If you’re like most people these days, you’re constantly connected to some form of social media. Social media is part of your daily life. You use social media to get helpful advice on where to shop for the best deals and how to fix that weird sound coming from the pipes in your house.
But if you’re going through a divorce, put down your phone. Step away from the social media, and log out of your accounts. Anything you post on social media can affect decisions regarding the child custody, child support, and alimony in your divorce case.
Social media is a bragging hub. People use it to show off their new cars, fancy vacations, and new bling they receive from a significant other. Typically, if you post something of this nature, it won’t have any long lasting effect on you (aside from making your friends either jealous or annoyed).
However, when you’re going through a divorce, your spouse’s lawyers can comb through your social media posts to determine if you are being truthful in your financial claims. Posts that prove expensive purchases when a lower income is claimed can be used against you, and can affect decisions regarding child support and alimony.
Because social media is such a part of our lives, you may not even realize the information you’ve revealed that can be used against you. Ben Carrasco, a divorce attorney in Austin, TX, helped a client by using a LinkedIn profile to show the existence of a side business (another source of income) that a party did not disclose in discovery.
Email and Text Messages
Emails and text messages can be used in court.
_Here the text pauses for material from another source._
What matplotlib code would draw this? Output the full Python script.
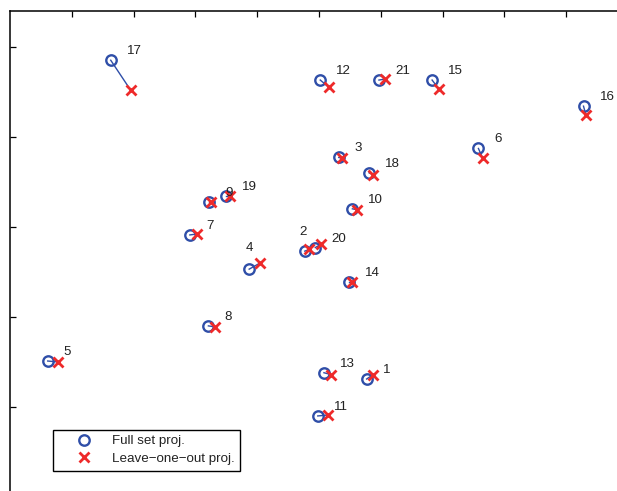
import numpy as np
import matplotlib
matplotlib.use("Agg")
import matplotlib.pyplot as plt
from matplotlib.lines import Line2D

plt.rcParams["font.family"] = ["Liberation Sans", "DejaVu Sans"]

# point ids and projected coordinates
ids = np.arange(1, 22)
full_x = [5.77, 4.77, 5.32, 3.87, 0.61, 7.58, 2.91, 3.21, 3.22, 5.54, 4.98,
          5.02, 5.08, 5.49, 6.83, 9.28, 1.63, 5.81, 3.49, 4.94, 5.97]
full_y = [0.31, 1.73, 2.77, 1.53, 0.51, 2.87, 1.91, 0.90, 2.28, 2.20, -0.10,
          3.63, 0.38, 1.39, 3.63, 3.34, 3.85, 2.60, 2.34, 1.77, 3.63]
loo_x = [5.88, 4.84, 5.38, 4.05, 0.77, 7.65, 3.02, 3.31, 3.26, 5.61, 5.14,
         5.16, 5.19, 5.53, 6.94, 9.32, 1.95, 5.87, 3.56, 5.04, 6.06]
loo_y = [0.36, 1.75, 2.76, 1.60, 0.50, 2.76, 1.92, 0.89, 2.28, 2.19, -0.09,
         3.55, 0.36, 1.39, 3.53, 3.24, 3.52, 2.58, 2.34, 1.81, 3.64]

blue = "#2f4ea8"
red = "#ee2a2a"

# label offsets (a couple were moved by hand to avoid overlap)
label_off = {i: (0.26, 0.10) for i in ids}
label_off[2] = (-0.09, 0.21)
label_off[4] = (-0.05, 0.24)

fig = plt.figure(figsize=(6.17, 4.91), dpi=100)
ax = fig.add_axes([10 / 617, -6 / 491, 618 / 617, 486.3 / 491])

for i in range(len(ids)):
    ax.plot([full_x[i], loo_x[i]], [full_y[i], loo_y[i]], color=blue, lw=1.0, zorder=1)

ax.plot(full_x, full_y, "o", ls="none", mfc="none", mec=blue, ms=7.5, mew=1.7, zorder=2)
ax.plot(loo_x, loo_y, "x", ls="none", color=red, ms=6.5, mew=2.0, zorder=3)

for i, n in enumerate(ids):
    dx, dy = label_off[n]
    ax.text(full_x[i] + dx, full_y[i] + dy, str(n), fontsize=9.6, color="#222222",
            ha="left", va="center", zorder=4)

ax.set_xlim(0, 10)
ax.set_ylim(-1, 4.4)
ax.set_xticks(np.arange(1, 10))
ax.set_yticks(np.arange(0, 5))
ax.tick_params(direction="in", length=4, width=0.9, top=True, right=True,
               labelleft=False, labelbottom=False)
for s in ax.spines.values():
    s.set_linewidth(1.1)

handles = [
    Line2D([], [], marker="o", ls="none", mfc="none", mec=blue, ms=7.5, mew=1.7),
    Line2D([], [], marker="x", ls="none", color=red, ms=6.5, mew=2.0),
]
leg = fig.legend(handles, ["Full set proj.", "Leave\u2212one\u2212out proj."],
                 loc="lower left", bbox_to_anchor=(53.3 / 617, 20.3 / 491),
                 borderaxespad=0, fontsize=9.6, fancybox=False, framealpha=1,
                 edgecolor="black", handlelength=3.75, handletextpad=0.2,
                 labelspacing=0.4, borderpad=0.42, numpoints=1)
leg.get_frame().set_linewidth(1.0)
for t in leg.get_texts():
    t.set_color("#222222")

fig.savefig("out.png", dpi=100)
If you mention anything that goes against your claims in court, the email or text message can negatively impact your results in the divorce case. Best practices in a divorce case are to avoid writing anything that has sensitive information. Ask yourself: “Would I want my spouse’s lawyer to read this? Would I want a judge to read this?”
Stay away from dating sites while your divorce is underway. It’s just bad form. Creating a profile on a dating site before your divorce is finalized calls your character into question. It leads all involved to wonder if you were faithful during the marriage and paints you in a bad light during the divorce. In addition, using an online dating site only opens you up to more opportunities to say something incriminating online.
Social media can impact decisions in child custody when people make public mistakes. For example, if images online show a person engaging in risky behavior or use of substances while children are supposed to be in that parent’s care, that person may be deemed unfit to properly care for the children.
Negative Effects Are Preventable
Even if you run a squeaky-clean life, your social media posts can be manipulated in a way that negatively impacts the results of your divorce case. If you are divorcing, stop using social media completely. Do not, however, delete your accounts as this is actually considered destruction of evidence.
Remember, your spouse and spouse’s lawyer will be looking at your online life, and they may bring it to the attention of the judge, so keep yourself protected by staying away from social media entirely.